GPIF to invest in U.S. infrastructure blitz as Japan, U.S. plot new policy framework

Chief of pension fund giant denies government influence over move


Japan plans to use its public pension fund to invest in U.S. infrastructure development, a source from the government said Thursday.

The investment drive is part of a wide-ranging policy package Prime Minister Shinzo Abe is expected to present to U.S. President Donald Trump during their highly anticipated summit in Washington on Feb. 10.

Without citing sources, the Nikkei business daily said the Government Pension Investment Fund, the world’s largest, will buy debt issued by U.S. companies to fund the vast spending program.

In addition to infrastructure, it is hoped the package will lead to the creation of several hundreds of thousands of U.S. jobs in projects related to artificial intelligence and robotics, according to people familiar with the matter.

Trump has pinpointed infrastructure as an issue of concern, signing an executive order on Jan. 24 to fast-track the approval process for high-priority projects.

After investing heavily in Japanese Government Bonds, GPIF has been diversifying its asset portfolio since 2014 as part of the Abe administration’s economic plan, which saw it jump into the stock market.

But GPIF President Norihiro Takahashi denied that the U.S. investment plan is part of government-ordered economic policy.

“The GPIF is making investments, including in infrastructure, from a long-term view chiefly for the interest of pensioners, and there will be no change in our principle,” Takahashi said. “We won’t make changes to our investment portfolio in response to government instruction.”

Fund spokesman Shinichiro Mori echoed Takahashi.

“We do invest in infrastructure projects from a purely investment point of view, but we never, ever, make an investment decision as part of government economic measures,” Mori said.

Government spokesman Yoshihide Suga took a similar line.

“The GPIF makes decisions on a regular basis to bring benefits to those enrolled in it,” Suga told a news conference.

The pension fund, which was managing around ¥135 trillion ($1.19 trillion) as of the end of March last year, appears to have significant leeway to invest in U.S. infrastructure without altering its principles.

The fund had invested ¥800 billion in overseas infrastructure as of March 2016. Its investment principals allow it to invest up to 5 percent of its total — around ¥7 trillion — in the category.

Meanwhile, a diplomatic source said that Tokyo and Washington plan to form a new framework for ministerial-level dialogue to coordinate policy on economic, trade and security issues.

With Deputy Prime Minister Taro Aso and U.S. Vice President Mike Pence at the helm, the forum will serve as a venue for strategic talks between key ministers aimed at producing mutual benefits, the source said Wednesday.

The framework would be the first of its kind between Japan and the U.S. covering this range of Cabinet portfolios, apparently reflecting the two governments’ eagerness to address China’s economic and military presence.

According to the source, the plan for the forum came from a U.S. suggestion that Japan make the move ahead of next week’s summit.
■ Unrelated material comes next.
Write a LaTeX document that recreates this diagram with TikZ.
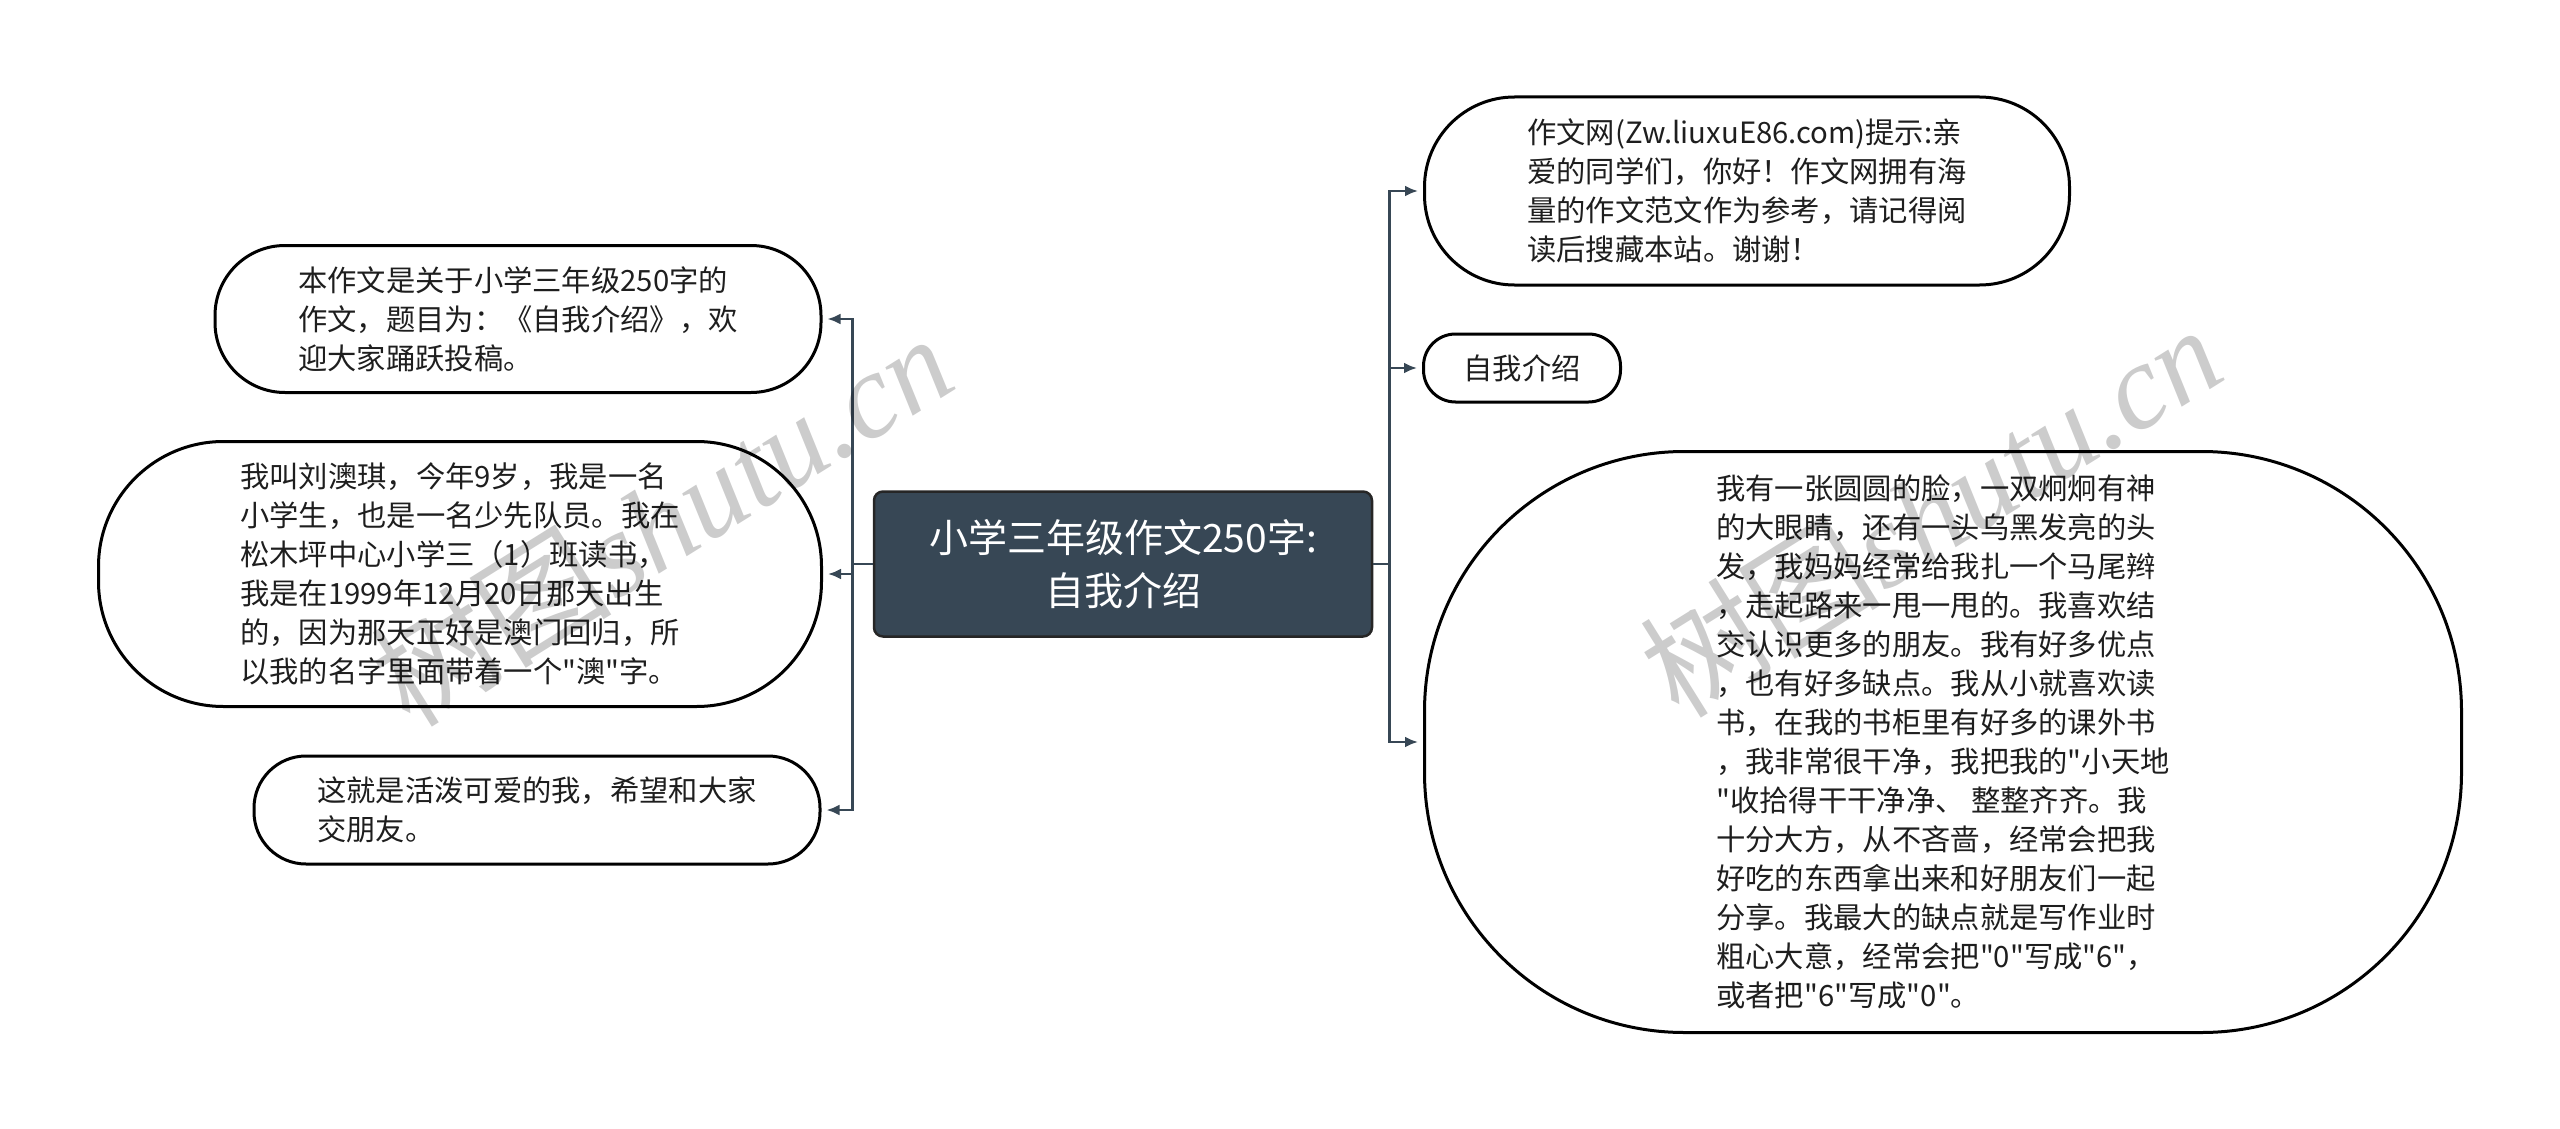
\documentclass[tikz,border=0pt]{standalone}
\usepackage{fontspec}
\setmainfont{Noto Sans CJK SC}[Ligatures=TeXOff]
\newfontfamily\wmlatin{Liberation Serif}
\usepackage{xcolor}
\usetikzlibrary{arrows.meta, positioning, calc}

\definecolor{slate}{HTML}{374755}
\definecolor{ink}{HTML}{1E1E1E}
% straight double quote, not the curly one
\newcommand{\dq}{\char"0022\relax}

\begin{document}
\begin{tikzpicture}[x=1pt, y=-1pt,
  bubble/.style={draw=black, line width=3pt, fill=white, text=ink, align=left,
    rounded corners=#1, inner sep=0pt,
    font=\fontsize{29.3}{39}\selectfont},
  root/.style={draw=black!85, line width=2.5pt, fill=slate, text=white, align=center,
    rounded corners=9pt, inner sep=0pt, minimum width=498pt, minimum height=145pt,
    font=\fontsize{39}{53}\selectfont},
  link/.style={draw=slate, line width=2.6pt},
  tip/.style={link, -{Latex[length=13pt,width=11pt]}, shorten >=5pt},
  wmark/.style={text=black, opacity=0.2, font=\fontsize{121}{121}\selectfont, inner sep=0pt}]

\useasboundingbox (0,0) rectangle (2560,1129);

% central topic
\node[root] (topic) at (1123,564) {小学三年级作文250字:\\自我介绍};

% left branch
\node[bubble=70pt, minimum width=606pt, minimum height=147pt] (la) at (518,319)
  {本作文是关于小学三年级250字的\\作文，题目为：《自我介绍》，欢\\迎大家踊跃投稿。};
\node[bubble=125pt, minimum width=723pt, minimum height=265pt] (lb) at (460,574)
  {我叫刘澳琪，今年9岁，我是一名\\小学生，也是一名少先队员。我在\\松木坪中心小学三（1）班读书，\\
   我是在1999年12月20日那天出生\\的，因为那天正好是澳门回归，所\\以我的名字里面带着一个\dq 澳\dq 字。};
\node[bubble=52pt, minimum width=566pt, minimum height=108pt] (lc) at (537,810)
  {这就是活泼可爱的我，希望和大家\\交朋友。};

% right branch
\node[bubble=90pt, minimum width=645pt, minimum height=188pt] (ra) at (1747,191)
  {作文网(Zw.liuxuE86.com)提示:亲\\爱的同学们，你好！作文网拥有海\\量的作文范文作为参考，请记得阅\\读后搜藏本站。谢谢！};
\node[bubble=32pt, minimum width=197pt, minimum height=68pt] (rb) at (1522,368) {自我介绍};
\node[bubble=260pt, minimum width=1037pt, minimum height=581pt] (rc) at (1943,742)
  {我有一张圆圆的脸，一双炯炯有神\\的大眼睛，还有一头乌黑发亮的头\\发，我妈妈经常给我扎一个马尾辫\\
   ，走起路来一甩一甩的。我喜欢结\\交认识更多的朋友。我有好多优点\\，也有好多缺点。我从小就喜欢读\\
   书，在我的书柜里有好多的课外书\\，我非常很干净，我把我的\dq 小天地\\\dq 收拾得干干净净、 整整齐齐。我\\
   十分大方，从不吝啬，经常会把我\\好吃的东西拿出来和好朋友们一起\\分享。我最大的缺点就是写作业时\\
   粗心大意，经常会把\dq 0\dq 写成\dq 6\dq ，\\或者把\dq 6\dq 写成\dq 0\dq 。};

% connectors
\draw[link] (topic.west) -- ++(-20,0) coordinate (lhub);
\draw[link] (topic.east) -- ++(16,0) coordinate (rhub);
\foreach \n in {la,lb,lc}
  \draw[tip] (lhub) |- (\n.east);
\foreach \n in {ra,rb,rc}
  \draw[tip] (rhub) |- (\n.west);

% watermark
\node[wmark, rotate=32] (wma) at (661,519) {树图{\wmlatin\itshape shutu.cn}};
\node[wmark, rotate=32] (wmb) at (1930,510) {树图{\wmlatin\itshape shutu.cn}};
\end{tikzpicture}
\end{document}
Arrangements might be made quickly enough that the leaders can agree to set up the forum at the summit on Feb. 10.

According to the source, Japan will be represented by Aso — who doubles as finance minister — Foreign Minister Fumio Kishida, Defense Minister Tomomi Inada and Minister of Economy, Trade and Industry Hiroshige Seko.

The U.S. side will include Pence and other counterparts in the Trump Cabinet — U.S. Secretary of State Rex Tillerson, Defense Secretary James Mattis and Commerce Secretary nominee Wilbur Ross.

Aso, Kishida and Seko are expected to accompany Abe on his visit to Washington next week.

The trip comes amid concern over how Trump’s “America First” creed could impact future trade and security relations and affect Japanese firms doing business in the United States.

Since his inauguration on Jan. 20, Trump has slammed Japan for unfair trade practices on automobiles. On Wednesday he implied that Japanese authorities are intervening in the currency market to keep the yen weak, which supports its all-important exports.

The Abe administration apparently holds the view that such “misunderstandings” about Japan’s economy and trade situation can be tackled effectively through dialogue with Pence and other members of the Trump Cabinet.